Revision as of 16:57, 14 June 2012



General setup and view

See Hudson Builders in the Services tab.

Connect to one or more Hudson servers by giving the URL and a display label. (Jenkins will also work though it is not tested or formally supported.)

Set a refresh interval in minutes. If zero, after a restart the server will initially be left unconnected - you can manually "synchronize" when you want to. You can always manually synchronized rather than waiting. If synchronizing hangs (server not responding, ...) the task can be canceled and resynchronization should be suppressed for the rest of the IDE session.

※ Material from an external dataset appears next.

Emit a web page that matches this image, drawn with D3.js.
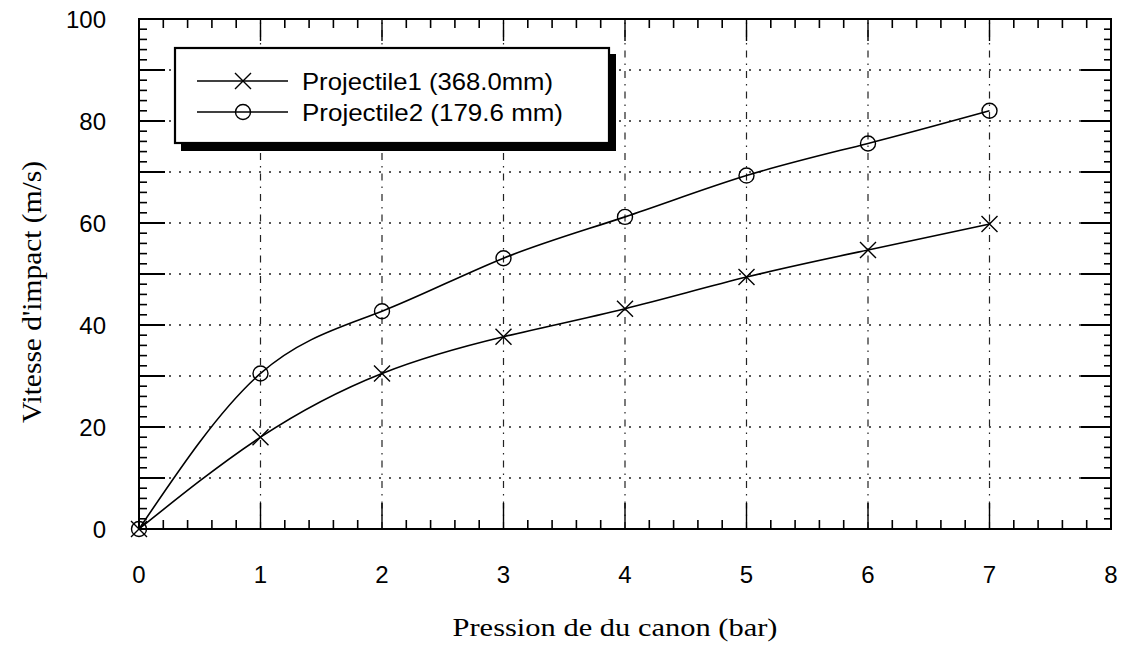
<!DOCTYPE html>
<html><head><meta charset="utf-8">
<script src="https://cdn.jsdelivr.net/npm/d3@7"></script>
<style>body{margin:0;background:#fff}svg{display:block}</style>
</head><body>
<svg id="c" width="1127" height="659"></svg>
<script>
const pressure = [0, 1, 2, 3, 4, 5, 6, 7];
const proj1 = [0, 18, 30.5, 37.7, 43.2, 49.4, 54.7, 59.8];
const proj2 = [0, 30.5, 42.7, 53.1, 61.2, 69.3, 75.6, 82];
const seriesNames = ["Projectile1 (368.0mm)", "Projectile2 (179.6 mm)"];
const xTicks = [0, 1, 2, 3, 4, 5, 6, 7, 8];
const yTicks = [0, 20, 40, 60, 80, 100];
const xTitle = "Pression de du canon (bar)";
const yTitle = "Vitesse d'impact (m/s)";

const svg = d3.select("#c");
const x = d3.scaleLinear().domain([0, 8]).range([139, 1111]);
const y = d3.scaleLinear().domain([0, 100]).range([529, 19]);
const [x0, x1] = x.range();
const [y0, y1] = y.range();

// grid
const g = svg.append("g");
g.selectAll(".hg").data(d3.range(10, 100, 10)).join("line")
  .attr("x1", x0).attr("x2", x1).attr("y1", d => y(d)).attr("y2", d => y(d))
  .attr("stroke", "#222").attr("stroke-width", 1.3).attr("stroke-dasharray", "2,8");
g.selectAll(".vg").data(d3.range(1, 8)).join("line")
  .attr("y1", y0).attr("y2", y1).attr("x1", d => x(d)).attr("x2", d => x(d))
  .attr("stroke", "#222").attr("stroke-width", 1.2).attr("stroke-dasharray", "7,6,1.5,6");

// ticks: y minor every 2, major every 10
const yMinor = d3.range(0, 101, 2);
const tk = svg.append("g").attr("stroke", "#000");
yMinor.forEach(v => {
  const len = v % 10 === 0 ? 26 : 8;
  tk.append("line").attr("x1", x0).attr("x2", x0 + len).attr("y1", y(v)).attr("y2", y(v)).attr("stroke-width", v % 10 === 0 ? 2 : 1.6);
  tk.append("line").attr("x1", x1).attr("x2", x1 - (v % 10 === 0 ? 30 : 7)).attr("y1", y(v)).attr("y2", y(v)).attr("stroke-width", v % 10 === 0 ? 2 : 1.6);
});
const xMinor = d3.range(0, 8.001, 0.2);
xMinor.forEach(v => {
  const major = Math.abs(v - Math.round(v)) < 1e-6;
  tk.append("line").attr("x1", x(v)).attr("x2", x(v)).attr("y1", y0).attr("y2", y0 - (major ? 26 : 9)).attr("stroke-width", major ? 1.4 : 1.6);
  tk.append("line").attr("x1", x(v)).attr("x2", x(v)).attr("y1", y1).attr("y2", y1 + (major ? 22 : 9)).attr("stroke-width", major ? 1.4 : 1.6);
});

// frame
svg.append("rect").attr("x", x0).attr("y", y1).attr("width", x1 - x0).attr("height", y0 - y1)
  .attr("fill", "none").attr("stroke", "#000").attr("stroke-width", 2);

// tick labels
svg.append("g").selectAll("text").data(yTicks).join("text")
  .attr("x", 106).attr("y", d => y(d)).attr("dy", "0.36em").attr("text-anchor", "end")
  .attr("font-family", "Liberation Sans, Arial, sans-serif").attr("font-size", 24).text(d => d);
svg.append("g").selectAll("text").data(xTicks).join("text")
  .attr("x", d => x(d)).attr("y", 574).attr("dy", "0.36em").attr("text-anchor", "middle")
  .attr("font-family", "Liberation Sans, Arial, sans-serif").attr("font-size", 24).text(d => d);

// axis titles
svg.append("text").attr("x", 615).attr("y", 636).attr("text-anchor", "middle")
  .attr("font-family", "Liberation Serif, Times New Roman, serif").attr("font-size", 26)
  .attr("textLength", 325).attr("lengthAdjust", "spacingAndGlyphs").text(xTitle);
svg.append("text").attr("transform", "translate(41,292) rotate(-90)").attr("text-anchor", "middle")
  .attr("font-family", "Liberation Serif, Times New Roman, serif").attr("font-size", 27)
  .attr("textLength", 262).attr("lengthAdjust", "spacingAndGlyphs").text(yTitle);

// series
const line = d3.line().x(d => x(d[0])).y(d => y(d[1])).curve(d3.curveNatural);
const s1 = pressure.map((p, i) => [p, proj1[i]]);
const s2 = pressure.map((p, i) => [p, proj2[i]]);
[s1, s2].forEach(s => svg.append("path").datum(s).attr("d", line)
  .attr("fill", "none").attr("stroke", "#000").attr("stroke-width", 1.6));

function cross(sel, cx, cy, r) {
  sel.append("path").attr("d", `M${cx - r},${cy - r}L${cx + r},${cy + r}M${cx - r},${cy + r}L${cx + r},${cy - r}`)
    .attr("stroke", "#000").attr("stroke-width", 1.4).attr("fill", "none");
}
function circ(sel, cx, cy, r) {
  sel.append("circle").attr("cx", cx).attr("cy", cy).attr("r", r)
    .attr("stroke", "#000").attr("stroke-width", 1.4).attr("fill", "none");
}
const mk = svg.append("g");
s1.forEach(d => cross(mk, x(d[0]), y(d[1]), 8));
s2.forEach(d => circ(mk, x(d[0]), y(d[1]), 7.5));

// legend
const lg = svg.append("g");
lg.append("rect").attr("x", 181).attr("y", 54).attr("width", 435).attr("height", 97).attr("fill", "#000");
lg.append("rect").attr("x", 175).attr("y", 48).attr("width", 434).attr("height", 95)
  .attr("fill", "#fff").attr("stroke", "#000").attr("stroke-width", 2.2);
const rows = [81, 112];
rows.forEach((ry, i) => {
  lg.append("line").attr("x1", 197).attr("x2", 288).attr("y1", ry).attr("y2", ry).attr("stroke", "#000").attr("stroke-width", 1.6);
  if (i === 0) cross(lg, 243, ry, 8); else circ(lg, 243, ry, 7.5);
  lg.append("text").attr("x", 302).attr("y", ry).attr("dy", "0.36em")
    .attr("font-family", "Liberation Sans, Arial, sans-serif").attr("font-size", 24)
    .attr("textLength", i === 0 ? 251 : 261).attr("lengthAdjust", "spacingAndGlyphs").text(seriesNames[i]);
});
</script>
</body></html>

All jobs in the default view are shown; you can select an alternate view if you like. Each job shows its current workspace, and a list of builds (shown with their status color - stable, unstable, failed, aborted - plus a badge if currently running). Completed builds show a list of artifacts; builds of native Maven jobs show a list of modules, each of which may have its own artifacts.

Most nodes permit you to open the corresponding URL in an external web browser for more information and control. Job nodes let you open the config.xml (Hudson's persisted job configuration file) in the IDE's editor as a convenience, though currently this is read-only.

Jobs may be started manually from the context menu.


You may use the Log In... action to supply credentials to a controlled server. For publicly browsable servers it is unnecessary - if and when you take some action which requires a login, such as creating or starting a job, you will be prompted automatically. Less commonly a server may be configured to simply hide some jobs when not logged in, in which case you need to do so explicitly. Credentials are remembered using the secure keyring, though currently you are not logged in automatically after restarting the IDE.

Supported authentication types (as of 7.2):

  • username/password in Hudson's own database (the default mode)
  • servlet container authentication
  • API token (currently Jenkins only)


XXX describe current state

Changelogs and diffs

XXX describe current state

Workspace/artifact browsing

XXX describe current state

Failed test display

XXX describe current state

Stack trace hyperlinking for e.g. unit test failures in a completed build.

Version skew is a potential problem.

Build log browsing

XXX describe current state

Display of build log in IDE's Output Window, with hyperlinks to remote workspace (or local workspace equivalents) for any files mentioned by name.

Version skew is a potential problem.

Quick search

XXX describe current state

Automatic setup of CI

Can take an IDE project, or project tree, and set up a new CI job for it. (Team > Create Build Job...)

For an IDE-managed Ant project (e.g. j2seproject), this means a "freeform" job (i.e. job's config.xml lists every build step and file location explicitly) invoking build.xml with targets like jar/test/javadoc, collecting dist/*.jar, test result artifacts, and/or Javadoc.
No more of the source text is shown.